The consultancy is responsible for developing a Resource Bank, with suitable candidates are added to a pool of candidates based on the criteria set by the Ownership Steering Department (e.g. professional distinction, etc.). New candidates are added to the pool on a regular basis. The Ownership Steering Department also reserves the right to propose candidates whereby they are included according to the same systematic scrutiny applied by candidates identified by the consultancy. To complete the selection process, personal interviews may be conducted.

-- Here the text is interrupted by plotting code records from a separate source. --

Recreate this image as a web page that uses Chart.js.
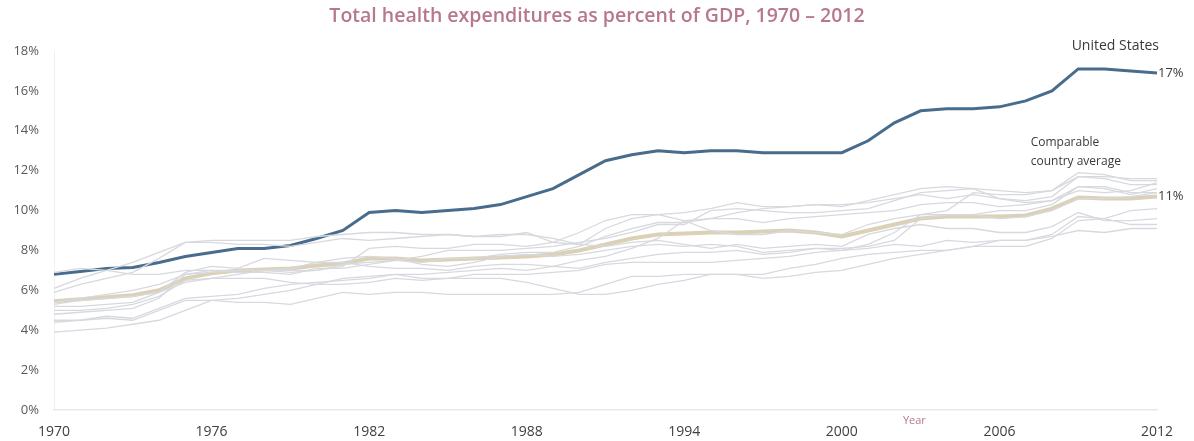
<!DOCTYPE html>
<html>
<head>
<meta charset="utf-8">
<script src="https://cdn.jsdelivr.net/npm/chart.js@4"></script>
<style>
  html, body { margin: 0; padding: 0; background: #fff; }
  #wrap { width: 1194px; height: 441px; position: relative; }
</style>
</head>
<body>
<div id="wrap"><canvas id="lines"></canvas></div>
<script>
const years = []
for (let y = 1970; y <= 2012; y++) years.push(y)

const yTicks = [0, 2, 4, 6, 8, 10, 12, 14, 16, 18]

const unitedStates = [6.8, 6.95, 7.1, 7.15, 7.4, 7.7, 7.9, 8.1, 8.1, 8.25,
  8.6, 9.0, 9.9, 10.0, 9.9, 10.0, 10.1, 10.3, 10.7, 11.1,
  11.8, 12.5, 12.8, 13.0, 12.9, 13.0, 13.0, 12.9, 12.9, 12.9,
  12.9, 13.5, 14.4, 15.0, 15.1, 15.1, 15.2, 15.5, 16.0, 17.1,
  17.1, 17.0, 16.9]

const comparableAvg = [5.45, 5.55, 5.65, 5.75, 6.0, 6.6, 6.85, 7.0, 7.05, 7.1,
  7.25, 7.35, 7.6, 7.6, 7.5, 7.55, 7.6, 7.65, 7.7, 7.8,
  8.0, 8.3, 8.6, 8.8, 8.85, 8.9, 8.9, 8.95, 9.0, 8.9,
  8.7, 9.0, 9.3, 9.6, 9.7, 9.7, 9.7, 9.75, 10.1, 10.65,
  10.6, 10.6, 10.7]

// individual comparable countries (thin grey lines)
const country1 = [6.1, 6.6, 7.0, 7.4, 7.9, 8.4, 8.5, 8.5, 8.5, 8.5,
  8.7, 8.8, 8.9, 8.9, 8.8, 8.8, 8.7, 8.8, 8.8, 8.6,
  8.3, 8.2, 8.4, 8.5, 8.3, 8.1, 8.3, 8.1, 8.2, 8.3,
  8.2, 8.8, 9.1, 9.3, 9.1, 9.1, 8.9, 8.9, 9.2, 9.9,
  9.5, 9.5, 9.6]
const country2 = [6.9, 7.1, 7.0, 6.8, 6.8, 7.0, 7.0, 7.0, 7.0, 6.9,
  7.0, 7.2, 8.1, 8.2, 8.1, 8.1, 8.3, 8.3, 8.2, 8.4,
  8.9, 9.5, 9.8, 9.8, 9.5, 9.0, 8.8, 8.8, 9.0, 8.9,
  8.8, 9.3, 9.6, 9.8, 9.8, 9.8, 10.0, 10.0, 10.3, 11.2,
  11.2, 10.9, 10.9]
const country3 = [5.4, 5.6, 5.8, 6.0, 6.3, 6.8, 7.0, 6.9, 6.9, 6.8,
  7.1, 7.1, 7.3, 7.5, 7.4, 7.6, 7.6, 7.8, 7.9, 7.9,
  8.2, 8.7, 9.1, 9.4, 9.4, 9.6, 9.9, 10.1, 10.2, 10.3,
  10.2, 10.5, 10.8, 11.1, 11.2, 11.1, 10.6, 10.4, 10.5, 11.0,
  10.9, 11.0, 11.4]
const country4 = [5.9, 6.3, 6.6, 6.9, 7.6, 8.4, 8.4, 8.3, 8.3, 8.2,
  8.4, 8.6, 8.5, 8.6, 8.7, 8.8, 8.7, 8.7, 8.9, 8.4,
  8.3, 9.1, 9.6, 9.8, 9.9, 10.1, 10.4, 10.2, 10.2, 10.3,
  10.3, 10.4, 10.6, 10.8, 10.6, 10.8, 10.6, 10.5, 10.7, 11.7,
  11.6, 11.3, 11.3]
const country5 = [5.3, 5.5, 5.6, 5.7, 5.9, 6.4, 6.6, 6.8, 7.0, 7.0,
  7.0, 7.3, 7.4, 7.5, 7.7, 8.0, 8.0, 8.0, 8.1, 8.2,
  8.4, 8.6, 8.9, 9.3, 9.3, 10.0, 10.1, 10.0, 9.9, 9.9,
  10.0, 10.1, 10.5, 10.9, 11.0, 11.1, 11.0, 10.9, 11.0, 11.7,
  11.7, 11.6, 11.6]
const country6 = [4.8, 4.9, 5.0, 5.1, 5.6, 6.8, 6.9, 7.0, 7.0, 7.1,
  7.4, 7.6, 7.7, 7.6, 7.3, 7.2, 7.4, 7.7, 7.8, 7.7,
  7.8, 8.0, 8.2, 8.3, 8.2, 8.3, 8.2, 7.9, 8.0, 8.1,
  8.0, 8.3, 8.9, 9.8, 10.0, 10.9, 10.8, 10.8, 11.0, 11.9,
  11.8, 11.5, 11.5]
const country7 = [5.2, 5.2, 5.3, 5.4, 5.9, 6.9, 7.2, 7.1, 7.6, 7.5,
  7.4, 7.4, 7.2, 7.1, 7.1, 7.0, 7.2, 7.3, 7.3, 7.2,
  7.5, 7.7, 8.1, 8.6, 9.5, 9.6, 9.6, 9.4, 9.6, 9.7,
  9.8, 9.9, 10.0, 10.3, 10.4, 10.4, 10.2, 10.3, 10.5, 11.2,
  11.1, 10.8, 11.1]
const country8 = [3.9, 4.0, 4.1, 4.3, 4.5, 5.0, 5.5, 5.6, 5.8, 6.0,
  6.3, 6.6, 6.7, 6.8, 6.8, 6.9, 7.0, 7.1, 7.0, 7.2,
  7.1, 7.4, 7.6, 7.8, 7.9, 7.9, 8.0, 7.8, 7.9, 8.1,
  8.1, 8.2, 8.5, 9.6, 9.8, 9.8, 9.6, 9.7, 10.0, 10.6,
  10.6, 10.7, 10.9]
const country9 = [4.5, 4.5, 4.6, 4.5, 5.0, 5.5, 5.5, 5.4, 5.4, 5.3,
  5.6, 5.9, 5.8, 5.9, 5.9, 5.8, 5.8, 5.8, 5.8, 5.8,
  5.9, 6.3, 6.7, 6.7, 6.8, 6.8, 6.8, 6.6, 6.7, 6.9,
  7.0, 7.3, 7.6, 7.8, 8.0, 8.2, 8.5, 8.5, 8.8, 9.7,
  9.6, 9.3, 9.3]
const country10 = [4.4, 4.5, 4.7, 4.6, 5.1, 5.6, 5.7, 5.8, 6.1, 6.3,
  6.4, 6.5, 6.6, 6.8, 6.6, 6.6, 6.6, 6.6, 6.4, 6.1,
  5.8, 5.8, 6.0, 6.3, 6.5, 6.8, 6.8, 6.8, 7.1, 7.3,
  7.6, 7.8, 7.9, 8.0, 8.0, 8.2, 8.2, 8.2, 8.6, 9.5,
  9.6, 10.0, 10.1]
const country11 = [5.0, 5.0, 5.1, 5.3, 5.7, 6.5, 6.6, 6.6, 6.6, 6.4,
  6.3, 6.3, 6.4, 6.6, 6.5, 6.6, 6.8, 6.8, 6.8, 6.9,
  7.0, 7.3, 7.4, 7.4, 7.4, 7.4, 7.5, 7.6, 7.7, 7.9,
  8.0, 8.1, 8.3, 8.2, 8.5, 8.4, 8.5, 8.5, 8.7, 9.0,
  8.9, 9.1, 9.1]

const countries = [country1, country2, country3, country4, country5, country6,
  country7, country8, country9, country10, country11]

const titleText = 'Total health expenditures as percent of GDP, 1970 \u2013 2012'
const mauve = '#b7788f'
const font = 'Open Sans'

const datasets = []
countries.forEach(function (c) {
  datasets.push({
    data: c,
    borderColor: '#d7d9df',
    borderWidth: 1.3,
    pointRadius: 0,
    tension: 0
  })
})
datasets.push({
  data: comparableAvg,
  borderColor: '#dad1b7',
  borderWidth: 4,
  pointRadius: 0
})
datasets.push({
  data: unitedStates,
  borderColor: '#486c8c',
  borderWidth: 3,
  pointRadius: 0
})

// title, end labels and notes; the notes are placed through the scales
const notes = {
  id: 'notes',
  afterDatasetsDraw(chart) {
    const ctx = chart.ctx
    const x = chart.scales.x
    const y = chart.scales.y
    const last = years.length - 1
    const xEnd = x.getPixelForValue(last)
    ctx.save()
    ctx.textBaseline = 'middle'

    ctx.fillStyle = mauve
    ctx.font = '600 19.5px "' + font + '"'
    ctx.textAlign = 'center'
    ctx.fillText(titleText, chart.width / 2, 16)

    ctx.fillStyle = '#3a3a3a'
    ctx.font = '14px "' + font + '"'
    ctx.textAlign = 'right'
    ctx.fillText('United States', xEnd + 2, y.getPixelForValue(18.25))
    ctx.font = '13px "' + font + '"'
    ctx.textAlign = 'left'
    ctx.fillText('17%', xEnd + 1, y.getPixelForValue(unitedStates[last]))
    ctx.fillText('11%', xEnd + 1, y.getPixelForValue(comparableAvg[last]))
    const xc = x.getPixelForValue(years.indexOf(2007)) + 5
    ctx.font = '12px "' + font + '"'
    ctx.fillText('Comparable', xc, y.getPixelForValue(13.4))
    ctx.fillText('country average', xc, y.getPixelForValue(12.45))

    ctx.fillStyle = mauve
    ctx.font = '11px "' + font + '"'
    ctx.textAlign = 'center'
    ctx.fillText('Year', x.getPixelForValue(years.indexOf(2002)) + 20, chart.chartArea.bottom + 11)
    ctx.restore()
  }
}

const lineCtx = document.getElementById('lines')
window.myLine = new Chart(lineCtx, {
  type: 'line',
  data: { labels: years, datasets: datasets },
  plugins: [notes],
  options: {
    responsive: true,
    maintainAspectRatio: false,
    animation: false,
    layout: { padding: { left: 0, right: 37, top: 51, bottom: 0 } },
    plugins: {
      legend: { display: false },
      tooltip: { enabled: false },
      title: { display: false }
    },
    scales: {
      x: {
        grid: { display: false },
        border: { color: '#e8e8e8', width: 1.5 },
        afterFit: function (s) { s.height = 31 },
        ticks: {
          autoSkip: false,
          maxRotation: 0,
          padding: 6,
          color: '#404040',
          font: { family: font, size: 14 },
          callback: function (v, i) { return i % 6 === 0 ? years[i] : '' }
        }
      },
      y: {
        min: yTicks[0],
        max: yTicks[yTicks.length - 1],
        grid: { display: false },
        border: { color: '#f0f0f0' },
        afterFit: function (s) { s.width = 54 },
        afterBuildTicks: function (s) { s.ticks = yTicks.map(function (v) { return { value: v } }) },
        ticks: {
          padding: 7,
          color: '#595959',
          font: { family: font, size: 13 },
          callback: function (v) { return v + '%' }
        }
      }
    }
  }
})
</script>
</body>
</html>
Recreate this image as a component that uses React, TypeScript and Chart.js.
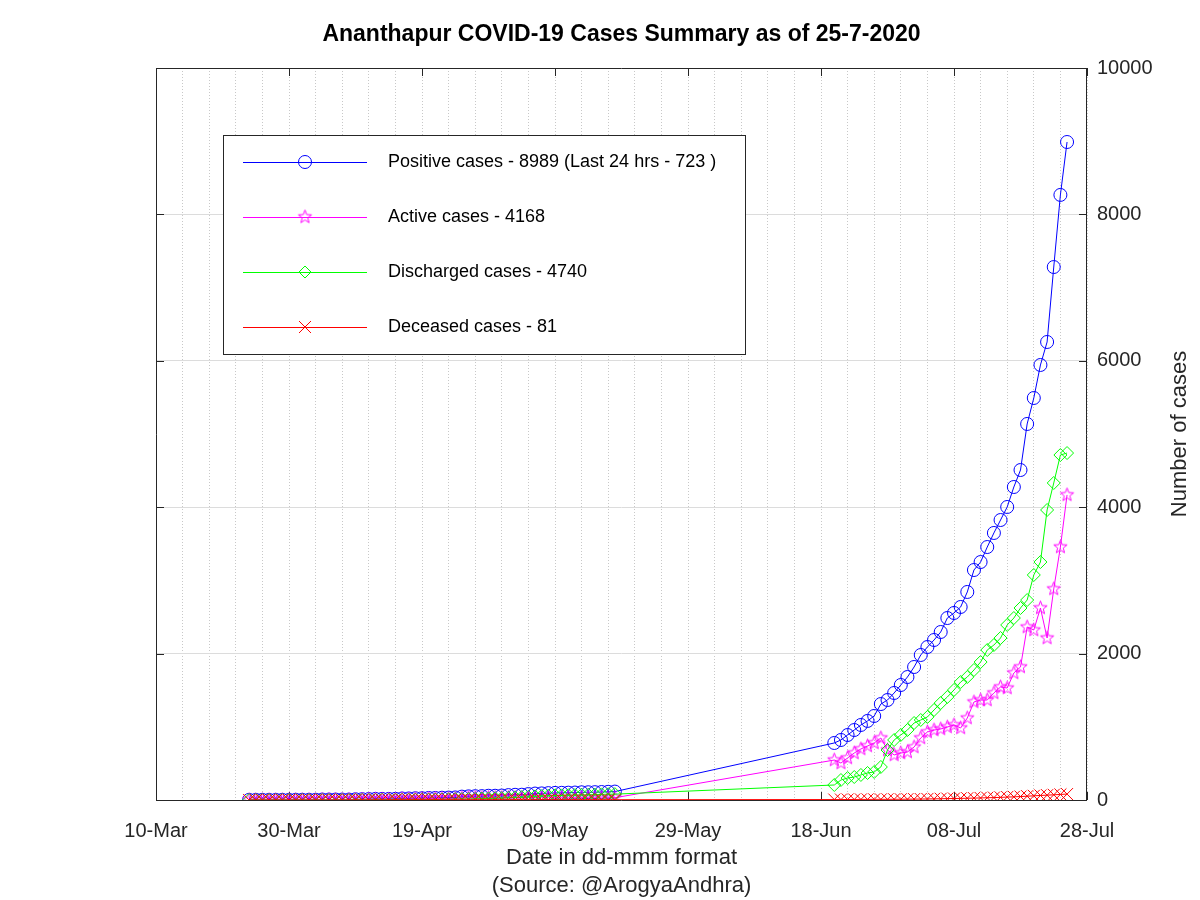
import React, { useEffect, useRef } from 'react';
import { Chart, registerables } from 'chart.js';

Chart.register(...registerables);

// ---------- data ----------
const seriesStart = '2020-03-10';
const segmentOne = ['2020-03-24', '2020-05-18'];
const segmentTwo = ['2020-06-20', '2020-07-25'];

const xTickLabels = ['10-Mar', '30-Mar', '19-Apr', '09-May', '29-May', '18-Jun', '08-Jul', '28-Jul'];
const yTickValues = [0, 2000, 4000, 6000, 8000, 10000];

const positiveCases = [
  2, 2, 2, 2, 2, 2, 2, 3,
  3, 3, 3, 6, 6, 6, 6, 6, 10, 11,
  13, 15, 15, 15, 16, 21, 21, 24, 24, 28,
  28, 31, 33, 35, 46, 50, 52, 53, 58, 58,
  61, 67, 71, 72, 81, 88, 90, 94, 97, 98,
  100, 102, 105, 106, 107, 109, 112, 115,
  779, 820, 888, 956, 1025, 1080, 1148, 1311, 1366, 1462,
  1571, 1680, 1817, 1981, 2090, 2186, 2295, 2486, 2555, 2637,
  2842, 3142, 3251, 3456, 3648, 3825, 4003, 4276, 4508, 5137,
  5492, 5943, 6257, 7281, 8266, 8989,
];

const activeCases = [
  2, 2, 2, 2, 2, 2, 2, 3,
  3, 3, 3, 6, 6, 6, 5, 5, 6, 7,
  9, 11, 9, 8, 8, 13, 12, 15, 15, 18,
  18, 19, 19, 19, 29, 32, 32, 29, 33, 31,
  32, 33, 34, 29, 34, 35, 32, 32, 31, 31,
  31, 31, 31, 31, 30, 28, 29, 31,
  546, 505, 574, 642, 697, 738, 779, 847, 683, 615,
  642, 656, 724, 847, 929, 956, 970, 997, 1025, 984,
  1120, 1339, 1366, 1366, 1462, 1544, 1530, 1735, 1817, 2363,
  2322, 2623, 2213, 2883, 3456, 4168,
];

const dischargedCases = [
  0, 0, 0, 0, 0, 0, 0, 0,
  0, 0, 0, 0, 0, 0, 0, 0, 2, 2,
  2, 2, 4, 4, 4, 4, 5, 5, 5, 6,
  6, 8, 10, 12, 13, 14, 16, 20, 21, 23,
  25, 30, 33, 39, 43, 49, 54, 58, 62, 63,
  65, 67, 70, 71, 73, 77, 79, 80,
  205, 273, 300, 314, 342, 369, 383, 451, 683, 820,
  888, 956, 1052, 1093, 1134, 1230, 1325, 1407, 1503, 1612,
  1680, 1776, 1885, 2049, 2117, 2213, 2391, 2486, 2623, 2732,
  3074, 3251, 3962, 4331, 4713, 4740,
];

const deceasedCases = [
  0, 0, 0, 0, 0, 0, 0, 0,
  0, 0, 0, 0, 0, 0, 1, 1, 2, 2,
  2, 2, 2, 3, 4, 4, 4, 4, 4, 4,
  4, 4, 4, 4, 4, 4, 4, 4, 4, 4,
  4, 4, 4, 4, 4, 4, 4, 4, 4, 4,
  4, 4, 4, 4, 4, 4, 4, 4,
  6, 6, 7, 7, 8, 8, 9, 9, 9, 10,
  10, 11, 12, 13, 14, 16, 17, 19, 20, 22,
  24, 26, 28, 31, 33, 36, 40, 43, 47, 52,
  57, 62, 66, 71, 76, 81,
];

const legendLabels = [
  'Positive cases - 8989 (Last 24 hrs - 723 )',
  'Active cases - 4168',
  'Discharged cases - 4740',
  'Deceased cases - 81',
];

const titleText = 'Ananthapur COVID-19 Cases Summary as of 25-7-2020';
const xTitle = ['Date in dd-mmm format', '(Source: @ArogyaAndhra)'];
const yTitle = 'Number of cases';

// ---------- helpers ----------
const DAY = 86400000;
function dateRange(from: string, to: string): string[] {
  const out: string[] = [];
  for (let t = Date.parse(from); t <= Date.parse(to); t += DAY) {
    out.push(new Date(t).toISOString().slice(0, 10));
  }
  return out;
}
const dates = [...dateRange(segmentOne[0], segmentOne[1]), ...dateRange(segmentTwo[0], segmentTwo[1])];
const dayIndex = (d: string) => Math.round((Date.parse(d) - Date.parse(seriesStart)) / DAY);
const toPoints = (vals: number[]) => dates.map((d, i) => ({ x: dayIndex(d), y: vals[i] }));

const FONT = '"Liberation Sans", Arial, Helvetica, sans-serif';
const BLUE = '#0000ff';
const MAGENTA = '#ff00ff';
const GREEN = '#00ff00';
const RED = '#ff0000';

function makeStar(color: string, r: number): HTMLCanvasElement {
  const c = document.createElement('canvas');
  const s = Math.ceil(r * 2 + 3);
  c.width = s;
  c.height = s;
  const g = c.getContext('2d')!;
  g.strokeStyle = color;
  g.lineWidth = 1;
  g.beginPath();
  for (let i = 0; i < 10; i++) {
    const ang = -Math.PI / 2 + (i * Math.PI) / 5;
    const rr = i % 2 === 0 ? r : r * 0.42;
    const px = s / 2 + rr * Math.cos(ang);
    const py = s / 2 + rr * Math.sin(ang);
    if (i === 0) g.moveTo(px, py);
    else g.lineTo(px, py);
  }
  g.closePath();
  g.stroke();
  return c;
}

export default function App() {
  const ref = useRef<HTMLCanvasElement | null>(null);

  useEffect(() => {
    if (!ref.current) return;
    const star = makeStar(MAGENTA, 7);

    const decor = {
      id: 'decor',
      beforeDatasetsDraw(chart: any) {
        const { ctx, chartArea: a } = chart;
        const xs = chart.scales.x;
        const ys = chart.scales.y;
        ctx.save();
        ctx.strokeStyle = '#262626';
        ctx.lineWidth = 1;
        ctx.beginPath();
        ctx.rect(Math.round(a.left) + 0.5, Math.round(a.top) + 0.5, Math.round(a.right - a.left) - 1, Math.round(a.bottom - a.top));
        ctx.stroke();
        const tl = 8;
        ctx.beginPath();
        xTickLabels.forEach((_, i) => {
          const px = Math.round(xs.getPixelForValue(i * 20)) + 0.5;
          ctx.moveTo(px, a.bottom);
          ctx.lineTo(px, a.bottom - tl);
          ctx.moveTo(px, a.top);
          ctx.lineTo(px, a.top + tl);
        });
        yTickValues.forEach((v) => {
          const py = Math.round(ys.getPixelForValue(v)) + 0.5;
          ctx.moveTo(a.left, py);
          ctx.lineTo(a.left + tl, py);
          ctx.moveTo(a.right, py);
          ctx.lineTo(a.right - tl, py);
        });
        ctx.stroke();
        ctx.restore();
      },
      afterDraw(chart: any) {
        const { ctx, chartArea: a } = chart;
        ctx.save();
        // title
        ctx.fillStyle = '#000';
        ctx.font = `bold 23px ${FONT}`;
        ctx.textAlign = 'center';
        ctx.textBaseline = 'middle';
        ctx.fillText(titleText, (a.left + a.right) / 2, 35);
        // y title (reads bottom-to-top)
        ctx.save();
        ctx.translate(1180, (a.top + a.bottom) / 2);
        ctx.rotate(-Math.PI / 2);
        ctx.font = `22px ${FONT}`;
        ctx.fillStyle = '#262626';
        ctx.fillText(yTitle, 0, 0);
        ctx.restore();
        // legend
        const bx = 223, by = 135, bw = 522, bh = 219;
        ctx.fillStyle = '#ffffff';
        ctx.fillRect(bx, by, bw, bh);
        ctx.strokeStyle = '#262626';
        ctx.lineWidth = 1;
        ctx.strokeRect(bx + 0.5, by + 0.5, bw, bh);
        const rows = [162, 217, 272, 327];
        const colors = [BLUE, MAGENTA, GREEN, RED];
        rows.forEach((ry, i) => {
          const c = colors[i];
          ctx.strokeStyle = c;
          ctx.lineWidth = 1;
          ctx.beginPath();
          ctx.moveTo(243, ry + 0.5);
          ctx.lineTo(367, ry + 0.5);
          ctx.stroke();
          const mx = 305;
          ctx.beginPath();
          if (i === 0) {
            ctx.arc(mx, ry, 6.5, 0, Math.PI * 2);
            ctx.stroke();
          } else if (i === 1) {
            ctx.drawImage(star, mx - star.width / 2, ry - star.height / 2);
          } else if (i === 2) {
            ctx.moveTo(mx, ry - 6);
            ctx.lineTo(mx + 6, ry);
            ctx.lineTo(mx, ry + 6);
            ctx.lineTo(mx - 6, ry);
            ctx.closePath();
            ctx.stroke();
          } else {
            ctx.moveTo(mx - 6, ry - 6);
            ctx.lineTo(mx + 6, ry + 6);
            ctx.moveTo(mx + 6, ry - 6);
            ctx.lineTo(mx - 6, ry + 6);
            ctx.stroke();
          }
          ctx.fillStyle = '#000';
          ctx.font = `18px ${FONT}`;
          ctx.textAlign = 'left';
          ctx.textBaseline = 'middle';
          ctx.fillText(legendLabels[i], 388, ry);
        });
        ctx.restore();
      },
    };

    const common = {
      borderWidth: 1,
      pointBorderWidth: 1,
      pointBackgroundColor: 'rgba(0,0,0,0)',
      tension: 0,
      fill: false,
    };

    const chart = new Chart(ref.current, {
      type: 'line',
      data: {
        datasets: [
          { ...common, label: legendLabels[3], data: toPoints(deceasedCases), borderColor: RED, pointBorderColor: RED, pointStyle: 'crossRot', pointRadius: 8.5 },
          { ...common, label: legendLabels[2], data: toPoints(dischargedCases), borderColor: GREEN, pointBorderColor: GREEN, pointStyle: 'rectRot', pointRadius: 6.5 },
          { ...common, label: legendLabels[1], data: toPoints(activeCases), borderColor: MAGENTA, pointBorderColor: MAGENTA, pointStyle: star as any, pointRadius: 7 },
          { ...common, label: legendLabels[0], data: toPoints(positiveCases), borderColor: BLUE, pointBorderColor: BLUE, pointStyle: 'circle', pointRadius: 6.5 },
        ],
      },
      options: {
        responsive: false,
        animation: false,
        devicePixelRatio: 1,
        events: [],
        layout: { padding: { left: 156, top: 68, right: 0, bottom: 0 } },
        plugins: {
          legend: { display: false },
          tooltip: { enabled: false },
          title: { display: false },
        },
        scales: {
          x: {
            type: 'linear',
            min: 0,
            max: 140,
            afterFit: (s: any) => { s.height = 100; },
            ticks: {
              stepSize: 4,
              autoSkip: false,
              maxRotation: 0,
              minRotation: 0,
              padding: 19,
              color: '#262626',
              font: { family: FONT, size: 20 },
              callback: (v: any) => (Number(v) % 20 === 0 ? xTickLabels[Number(v) / 20] : ''),
            },
            grid: { color: '#c8c8c8', lineWidth: 1, drawTicks: false },
            border: { display: false, dash: [1, 2] },
            title: {
              display: true,
              text: xTitle,
              color: '#262626',
              font: { family: FONT, size: 22, lineHeight: 1.2727 },
              padding: { top: 0, bottom: 0 },
            },
          },
          y: {
            type: 'linear',
            position: 'right',
            min: 0,
            max: 10000,
            afterFit: (s: any) => { s.width = 113; },
            ticks: {
              stepSize: 2000,
              padding: 10,
              color: '#262626',
              font: { family: FONT, size: 20 },
              callback: (v: any) => String(v),
            },
            grid: { color: '#dcdcdc', lineWidth: 1, drawTicks: false },
            border: { display: false },
          },
        },
      },
      plugins: [decor],
    });

    return () => chart.destroy();
  }, []);

  return (
    <div style={{ position: 'absolute', left: 0, top: 0, width: 1200, height: 900, background: '#fff' }}>
      <canvas ref={ref} width={1200} height={900} style={{ width: 1200, height: 900, display: 'block' }} />
    </div>
  );
}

Selection from the pool of candidates
The Ownership Steering Department, based on its portfolio of companies, identifies a list of positions for which new candidates are needed. It also defines the particular qualities required from candidates for each position. These requirements are communicated to the consultant. Following this meeting, the consultancy will present a short list of candidates for each position. A company-by-company sorting process occurs, until two or three candidates are identified for each position taking into account the background, qualities and the capabilities as well as potential conflicts of interest of each candidate. A decision is made on the short list by the Ownership Steering Department following a proposal made to the AGM of each company.